— Request —
Starting at the line that contains "Write a web" and stopping at the line that contains "const sigLabel = ['<0,05', '<0,05'];", copy every line exactly, both ends included, without the pictures.

--- Start of Supplied records ---

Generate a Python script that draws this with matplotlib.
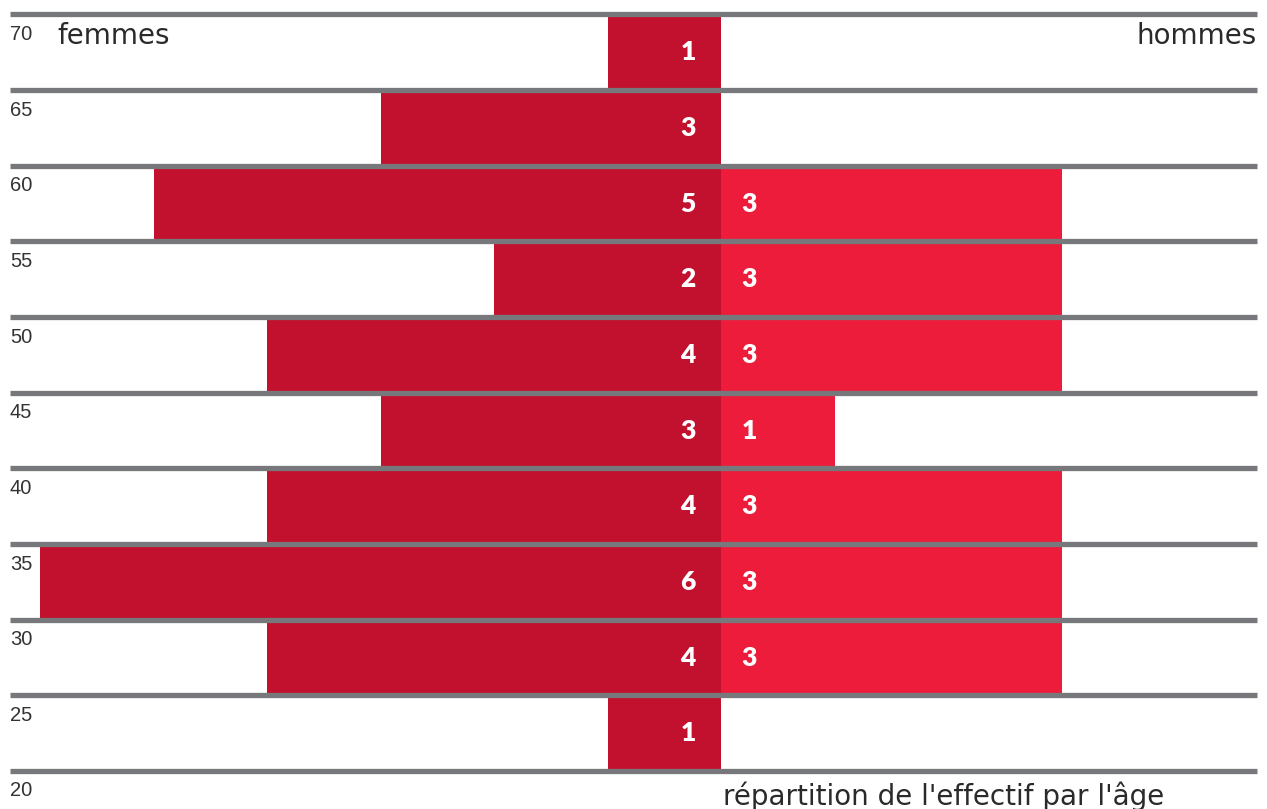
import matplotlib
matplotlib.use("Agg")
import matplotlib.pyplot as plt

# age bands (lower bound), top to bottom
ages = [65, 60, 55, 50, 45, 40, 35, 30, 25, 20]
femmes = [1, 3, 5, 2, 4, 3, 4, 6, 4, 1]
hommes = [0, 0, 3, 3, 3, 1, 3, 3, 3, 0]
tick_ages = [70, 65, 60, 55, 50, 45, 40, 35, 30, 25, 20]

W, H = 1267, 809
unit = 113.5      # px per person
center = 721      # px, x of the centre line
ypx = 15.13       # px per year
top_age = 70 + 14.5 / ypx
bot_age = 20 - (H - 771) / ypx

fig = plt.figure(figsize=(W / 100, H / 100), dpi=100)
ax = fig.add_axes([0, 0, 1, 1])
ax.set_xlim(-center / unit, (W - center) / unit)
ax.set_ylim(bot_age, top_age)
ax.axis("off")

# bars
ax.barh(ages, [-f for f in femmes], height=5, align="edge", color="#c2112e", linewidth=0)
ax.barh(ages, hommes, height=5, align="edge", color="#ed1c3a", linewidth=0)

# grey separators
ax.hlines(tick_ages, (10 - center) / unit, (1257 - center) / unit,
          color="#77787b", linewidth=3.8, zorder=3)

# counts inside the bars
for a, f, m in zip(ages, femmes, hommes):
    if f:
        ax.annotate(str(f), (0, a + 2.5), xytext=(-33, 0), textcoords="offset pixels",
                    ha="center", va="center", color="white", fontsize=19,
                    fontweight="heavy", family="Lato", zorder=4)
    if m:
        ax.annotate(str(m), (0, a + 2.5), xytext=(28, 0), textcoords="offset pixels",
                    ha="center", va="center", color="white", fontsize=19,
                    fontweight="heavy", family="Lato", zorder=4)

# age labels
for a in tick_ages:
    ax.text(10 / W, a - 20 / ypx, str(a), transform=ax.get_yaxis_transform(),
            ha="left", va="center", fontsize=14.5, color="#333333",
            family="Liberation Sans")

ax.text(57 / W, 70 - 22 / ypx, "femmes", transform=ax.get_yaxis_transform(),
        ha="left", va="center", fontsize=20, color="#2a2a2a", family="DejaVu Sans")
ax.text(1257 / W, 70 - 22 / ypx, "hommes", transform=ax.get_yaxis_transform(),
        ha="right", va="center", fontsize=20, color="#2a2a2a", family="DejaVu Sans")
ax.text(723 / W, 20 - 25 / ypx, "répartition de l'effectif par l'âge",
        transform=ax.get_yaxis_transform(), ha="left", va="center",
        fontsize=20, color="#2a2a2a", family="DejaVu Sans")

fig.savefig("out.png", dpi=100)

--- End of Supplied records ---
--- Start of Supplied records ---

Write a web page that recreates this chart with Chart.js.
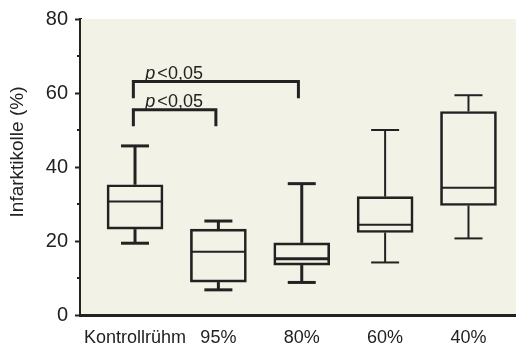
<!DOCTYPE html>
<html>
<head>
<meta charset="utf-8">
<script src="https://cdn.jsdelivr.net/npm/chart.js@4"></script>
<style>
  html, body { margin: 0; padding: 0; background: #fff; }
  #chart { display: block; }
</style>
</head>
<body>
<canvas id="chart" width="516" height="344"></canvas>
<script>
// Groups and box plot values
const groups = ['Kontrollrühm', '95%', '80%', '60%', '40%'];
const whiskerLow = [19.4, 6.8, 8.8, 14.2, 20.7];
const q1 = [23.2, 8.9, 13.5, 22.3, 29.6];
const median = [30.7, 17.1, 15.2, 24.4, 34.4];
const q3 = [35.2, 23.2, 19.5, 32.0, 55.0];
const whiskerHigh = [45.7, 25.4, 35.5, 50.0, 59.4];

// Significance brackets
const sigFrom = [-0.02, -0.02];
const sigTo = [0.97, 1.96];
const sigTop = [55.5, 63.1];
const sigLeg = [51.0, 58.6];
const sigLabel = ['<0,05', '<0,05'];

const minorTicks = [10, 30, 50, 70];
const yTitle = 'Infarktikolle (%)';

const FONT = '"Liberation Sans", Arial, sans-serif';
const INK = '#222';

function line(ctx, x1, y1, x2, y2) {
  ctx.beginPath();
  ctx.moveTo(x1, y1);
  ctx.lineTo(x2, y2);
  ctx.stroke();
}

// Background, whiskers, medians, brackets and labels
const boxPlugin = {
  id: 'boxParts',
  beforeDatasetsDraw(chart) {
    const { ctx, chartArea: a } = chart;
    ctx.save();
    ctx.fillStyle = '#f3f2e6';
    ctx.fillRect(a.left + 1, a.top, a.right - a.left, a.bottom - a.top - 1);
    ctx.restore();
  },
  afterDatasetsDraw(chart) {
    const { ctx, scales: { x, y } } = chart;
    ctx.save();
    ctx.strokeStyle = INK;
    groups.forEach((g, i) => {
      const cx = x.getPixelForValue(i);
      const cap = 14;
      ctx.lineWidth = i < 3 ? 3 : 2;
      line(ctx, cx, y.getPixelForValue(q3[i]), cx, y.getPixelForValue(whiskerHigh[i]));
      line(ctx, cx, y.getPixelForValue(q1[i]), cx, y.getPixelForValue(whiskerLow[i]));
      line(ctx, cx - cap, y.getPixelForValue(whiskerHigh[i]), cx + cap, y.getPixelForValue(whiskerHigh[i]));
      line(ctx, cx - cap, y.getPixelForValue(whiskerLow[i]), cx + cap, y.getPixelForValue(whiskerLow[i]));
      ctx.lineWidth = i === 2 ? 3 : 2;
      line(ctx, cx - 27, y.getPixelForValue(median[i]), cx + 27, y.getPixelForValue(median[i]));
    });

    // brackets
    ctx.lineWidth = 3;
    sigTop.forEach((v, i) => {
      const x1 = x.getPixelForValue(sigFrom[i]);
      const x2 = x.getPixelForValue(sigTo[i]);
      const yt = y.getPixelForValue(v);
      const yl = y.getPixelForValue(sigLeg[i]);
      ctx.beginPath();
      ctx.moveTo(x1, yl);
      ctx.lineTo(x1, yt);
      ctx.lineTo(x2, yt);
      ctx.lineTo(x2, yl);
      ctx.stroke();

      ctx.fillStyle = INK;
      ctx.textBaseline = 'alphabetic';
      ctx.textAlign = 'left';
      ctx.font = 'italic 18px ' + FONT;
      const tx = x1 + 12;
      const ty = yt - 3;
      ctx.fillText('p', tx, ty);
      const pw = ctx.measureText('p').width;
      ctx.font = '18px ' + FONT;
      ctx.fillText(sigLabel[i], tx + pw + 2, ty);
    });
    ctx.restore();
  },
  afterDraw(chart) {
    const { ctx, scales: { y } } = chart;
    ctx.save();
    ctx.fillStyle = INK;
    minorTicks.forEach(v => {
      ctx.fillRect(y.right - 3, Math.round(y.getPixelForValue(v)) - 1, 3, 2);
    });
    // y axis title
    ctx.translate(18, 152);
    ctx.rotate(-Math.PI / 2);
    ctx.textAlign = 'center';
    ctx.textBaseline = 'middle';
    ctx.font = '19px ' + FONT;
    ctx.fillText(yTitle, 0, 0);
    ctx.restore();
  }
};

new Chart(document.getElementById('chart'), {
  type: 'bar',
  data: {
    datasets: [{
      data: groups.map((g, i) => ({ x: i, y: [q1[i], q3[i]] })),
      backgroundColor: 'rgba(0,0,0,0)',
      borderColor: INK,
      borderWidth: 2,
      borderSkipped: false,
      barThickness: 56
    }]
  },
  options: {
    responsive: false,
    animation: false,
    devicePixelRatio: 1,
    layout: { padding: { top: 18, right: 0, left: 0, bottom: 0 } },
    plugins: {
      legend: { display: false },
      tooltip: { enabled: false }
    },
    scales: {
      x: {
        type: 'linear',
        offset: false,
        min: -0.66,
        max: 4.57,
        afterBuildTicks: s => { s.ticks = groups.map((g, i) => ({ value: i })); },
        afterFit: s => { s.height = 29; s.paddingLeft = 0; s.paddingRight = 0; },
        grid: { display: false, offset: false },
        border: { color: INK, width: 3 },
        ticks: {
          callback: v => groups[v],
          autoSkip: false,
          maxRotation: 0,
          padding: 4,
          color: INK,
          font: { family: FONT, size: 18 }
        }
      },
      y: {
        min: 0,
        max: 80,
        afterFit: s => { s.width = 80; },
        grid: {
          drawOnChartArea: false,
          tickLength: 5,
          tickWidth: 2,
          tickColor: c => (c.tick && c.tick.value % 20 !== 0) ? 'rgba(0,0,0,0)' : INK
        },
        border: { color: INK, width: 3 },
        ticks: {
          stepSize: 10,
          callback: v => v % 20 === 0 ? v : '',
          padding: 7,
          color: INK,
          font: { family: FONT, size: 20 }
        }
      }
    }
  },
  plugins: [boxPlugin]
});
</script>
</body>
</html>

--- End of Supplied records ---

— Answer to this task —
Write a web page that recreates this chart with Chart.js.
<!DOCTYPE html>
<html>
<head>
<meta charset="utf-8">
<script src="https://cdn.jsdelivr.net/npm/chart.js@4"></script>
<style>
  html, body { margin: 0; padding: 0; background: #fff; }
  #chart { display: block; }
</style>
</head>
<body>
<canvas id="chart" width="516" height="344"></canvas>
<script>
// Groups and box plot values
const groups = ['Kontrollrühm', '95%', '80%', '60%', '40%'];
const whiskerLow = [19.4, 6.8, 8.8, 14.2, 20.7];
const q1 = [23.2, 8.9, 13.5, 22.3, 29.6];
const median = [30.7, 17.1, 15.2, 24.4, 34.4];
const q3 = [35.2, 23.2, 19.5, 32.0, 55.0];
const whiskerHigh = [45.7, 25.4, 35.5, 50.0, 59.4];

// Significance brackets
const sigFrom = [-0.02, -0.02];
const sigTo = [0.97, 1.96];
const sigTop = [55.5, 63.1];
const sigLeg = [51.0, 58.6];
const sigLabel = ['<0,05', '<0,05'];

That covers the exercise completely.